Canadian inflation slowed to 7 per cent in August, Statistics Canada said on Tuesday, even as food prices increased at the fastest rate in 41 years.
August's Consumer Price Index (CPI) marks the second consecutive deceleration and was less than the 7.6 per cent year-over-year jump recorded in July. The slowdown was largely driven by lower gasoline prices, which increased 22.1 per cent annually compared to a 35.6 per cent yearly increase in July. On a monthly basis, gas prices fell 9.6 per cent, marking the largest monthly decline since April 2020.
With gasoline stripped out, prices in August increased 6.3 per cent annually, the first month since last June that inflation has slowed. On a monthly unadjusted basis, CPI fell 0.3 per cent, the largest monthly decline since the early months of the COVID-19 pandemic.
Statistics Canada says transportation and shelter prices also contributed to the deceleration in consumer prices, but were moderated by higher grocery prices. Food purchased from stores increased 10.8 per cent last month, the fastest increase since Aug. 1981.
"The supply of food continued to be impacted by multiple factors, including extreme weather, higher input costs, Russia's invasion of Ukraine, and supply chain disruptions," the agency said in its release on Tuesday.
The increase in food prices was broad-based. On an annual basis, bakery products were up 15.4 per cent, fresh fruit up 13.2 per cent, sugar and confectionery up 11.3 per cent, fish, seafood and other marine products up 8.7 per cent, dairy products up 7 per cent, and meat was up 6.5 per cent.
While inflation has slowed, it is still well above the Bank of Canada's target of 2 per cent and economists say that further interest rate hikes will continue.
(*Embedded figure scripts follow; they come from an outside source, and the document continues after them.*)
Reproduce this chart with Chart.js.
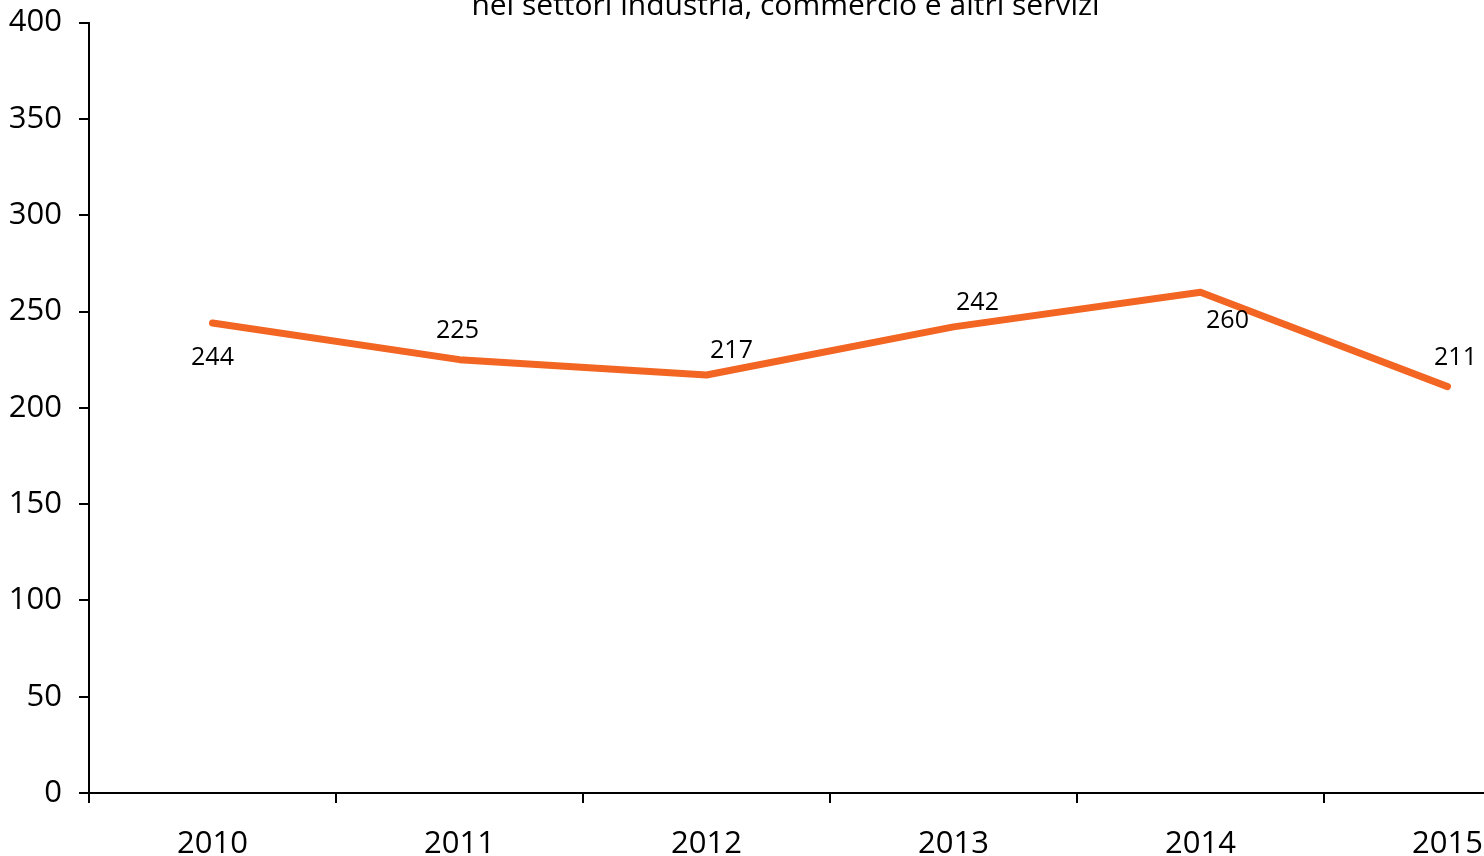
<!DOCTYPE html>
<html>
<head>
<meta charset="utf-8">
<script src="https://cdn.jsdelivr.net/npm/chart.js@4"></script>
<style>
  html, body { margin: 0; padding: 0; background: #fff; overflow: hidden; }
  #wrap { position: absolute; left: 0; top: -13px; }
</style>
</head>
<body>
<div id="wrap"><canvas id="chart" width="1576" height="876"></canvas></div>
<script>
// chart data
const years = ["2010", "2011", "2012", "2013", "2014", "2015"];
const values = [244, 225, 217, 242, 260, 211];
const yTicks = [0, 50, 100, 150, 200, 250, 300, 350, 400];
const titleText = "nei settori industria, commercio e altri servizi";

const FONT = "'Open Sans', sans-serif";

// value labels next to each point (offsets in px)
const labelOffsets = [[0, 35], [-2, -29], [25, -24], [24, -24], [27, 29], [8, -29]];

const valueLabels = {
    id: "valueLabels",
    afterDatasetsDraw(chart) {
        const ctx = chart.ctx;
        const meta = chart.getDatasetMeta(0);
        ctx.save();
        ctx.font = "25px " + FONT;
        ctx.fillStyle = "#000";
        ctx.textAlign = "center";
        ctx.textBaseline = "middle";
        meta.data.forEach((pt, i) => {
            const off = labelOffsets[i];
            ctx.fillText(String(values[i]), pt.x + off[0], pt.y + off[1]);
        });
        ctx.restore();
    }
};

const ctx = document.getElementById("chart");
new Chart(ctx, {
    type: "line",
    data: {
        labels: years,
        datasets: [{
            data: values,
            borderColor: "#F26522",
            borderWidth: 7,
            pointRadius: 0,
            tension: 0,
            borderCapStyle: "round",
            borderJoinStyle: "round"
        }]
    },
    options: {
        responsive: false,
        animation: false,
        layout: { padding: { left: 0, right: 5, top: 0, bottom: 0 } },
        plugins: {
            legend: { display: false },
            tooltip: { enabled: false },
            title: {
                display: true,
                text: titleText,
                color: "#000",
                font: { family: FONT, size: 30, weight: "normal", lineHeight: 1.1 },
                padding: { top: 0, bottom: 0 }
            }
        },
        scales: {
            x: {
                offset: true,
                afterFit(scale) { scale.height = 70; },
                grid: {
                    offset: true,
                    drawOnChartArea: false,
                    drawTicks: true,
                    tickLength: 10,
                    color: "#000",
                    lineWidth: 2
                },
                border: { display: true, color: "#000", width: 2 },
                ticks: {
                    color: "#000",
                    padding: 23,
                    font: { family: FONT, size: 31 }
                }
            },
            y: {
                min: 0,
                max: 400,
                afterFit(scale) { scale.width = 89; },
                afterBuildTicks(scale) {
                    scale.ticks = yTicks.map(v => ({ value: v }));
                },
                grid: {
                    drawOnChartArea: false,
                    drawTicks: true,
                    tickLength: 10,
                    color: "#000",
                    lineWidth: 2
                },
                border: { display: true, color: "#000", width: 2 },
                ticks: {
                    color: "#000",
                    padding: 17,
                    font: { family: FONT, size: 31 }
                }
            }
        }
    },
    plugins: [valueLabels]
});
</script>
</body>
</html>
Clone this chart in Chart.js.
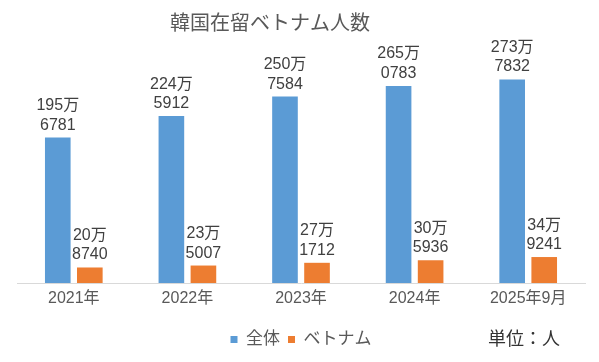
<!DOCTYPE html>
<html>
<head>
<meta charset="utf-8">
<script src="https://cdn.jsdelivr.net/npm/chart.js@4/dist/chart.umd.min.js"></script>
<style>
  html, body { margin: 0; padding: 0; background: #fff; }
  #wrap { width: 599px; height: 362px; }
</style>
</head>
<body>
<div id="wrap"><canvas id="residentChart"></canvas></div>
<script>
const categories = ['2021年', '2022年', '2023年', '2024年', '2025年9月'];
const totalResidents = [1956781, 2245912, 2507584, 2650783, 2737832];
const vietnamResidents = [208740, 235007, 271712, 305936, 349241];

const FONT = "'Liberation Sans', 'Noto Sans CJK JP', sans-serif";

// two-line "XXX万 / YYYY" labels above each bar
const barLabels = {
  id: 'barLabels',
  afterDatasetsDraw(chart) {
    const ctx = chart.ctx;
    ctx.save();
    ctx.font = '16px ' + FONT;
    ctx.fillStyle = '#404040';
    ctx.textAlign = 'center';
    ctx.textBaseline = 'alphabetic';
    chart.data.datasets.forEach((ds, i) => {
      chart.getDatasetMeta(i).data.forEach((bar, j) => {
        const v = ds.data[j];
        const man = Math.floor(v / 10000) + '万';
        const rest = String(v % 10000).padStart(4, '0');
        ctx.fillText(rest, bar.x, bar.y - 8);
        ctx.fillText(man, bar.x, bar.y - 27.5);
      });
    });
    ctx.restore();
  }
};

// title and unit note
const extraText = {
  id: 'extraText',
  afterDraw(chart) {
    const ctx = chart.ctx;
    ctx.save();
    ctx.textBaseline = 'middle';
    ctx.fillStyle = '#595959';
    ctx.font = '20px ' + FONT;
    ctx.textAlign = 'center';
    ctx.fillText('韓国在留ベトナム人数', 270, 24);
    ctx.fillStyle = '#333333';
    ctx.font = '18px ' + FONT;
    ctx.textAlign = 'left';
    ctx.fillText('単位：人', 488, 340);
    ctx.restore();
  }
};

new Chart(document.getElementById('residentChart'), {
  type: 'bar',
  data: {
    labels: categories,
    datasets: [
      {
        label: '全体',
        data: totalResidents,
        backgroundColor: '#5B9BD5',
        categoryPercentage: 0.564,
        barPercentage: 0.8
      },
      {
        label: 'ベトナム',
        data: vietnamResidents,
        backgroundColor: '#ED7D31',
        categoryPercentage: 0.564,
        barPercentage: 0.8
      }
    ]
  },
  options: {
    responsive: true,
    maintainAspectRatio: false,
    animation: false,
    layout: {
      padding: { top: 60, left: 17, right: 14, bottom: 4 }
    },
    plugins: {
      title: { display: false },
      tooltip: { enabled: false },
      legend: {
        position: 'bottom',
        labels: {
          boxWidth: 7,
          boxHeight: 7,
          padding: 8,
          color: '#595959',
          font: { size: 17, family: FONT }
        }
      }
    },
    scales: {
      x: {
        grid: { display: false, drawTicks: false },
        border: { display: true, color: '#D9D9D9', width: 1 },
        ticks: {
          color: '#595959',
          padding: 6,
          font: { size: 16, family: FONT }
        },
        afterFit(scale) { scale.height = 40; }
      },
      y: {
        display: false,
        min: 0,
        max: 3000000
      }
    }
  },
  plugins: [barLabels, extraText]
});
</script>
</body>
</html>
After issuing a 75 basis point hike on Sept. 7, the central bank's key interest rate sits at 3.25 per cent, the highest level since April 2008.
"Canadian inflation took a single step in the right direction in August, but it still has a long way to go," TD Economics senior economist Leslie Preston wrote in a note on Tuesday.
"There is a long journey ahead, and we expect the Bank of Canada to continue hiking its policy rate at the end of October, and take the policy rate to 4 per cent by the end of the year."
In its most recent policy decision, the Bank of Canada warned that its benchmark rate will need to rise further "given the outlook for inflation." The central bank also noted that core measures of inflation, excluding gasoline, continued to increase, and that surveys suggest short-term inflation expectations remain high.
"The path to tamer inflation is going to be long and winding, and this is a step in that direction," BMO Capital Markets managing director Benjamin Reitzes wrote in a research note.
"While there's still plenty of data to go before the next Bank of Canada policy decision, today's number will, for now, limit how much further tightening the market prices."
The Bank of Canada has been aggressively raising interest rates since March, hiking its benchmark rate by 300 basis points as it attempts to rein in soaring inflation.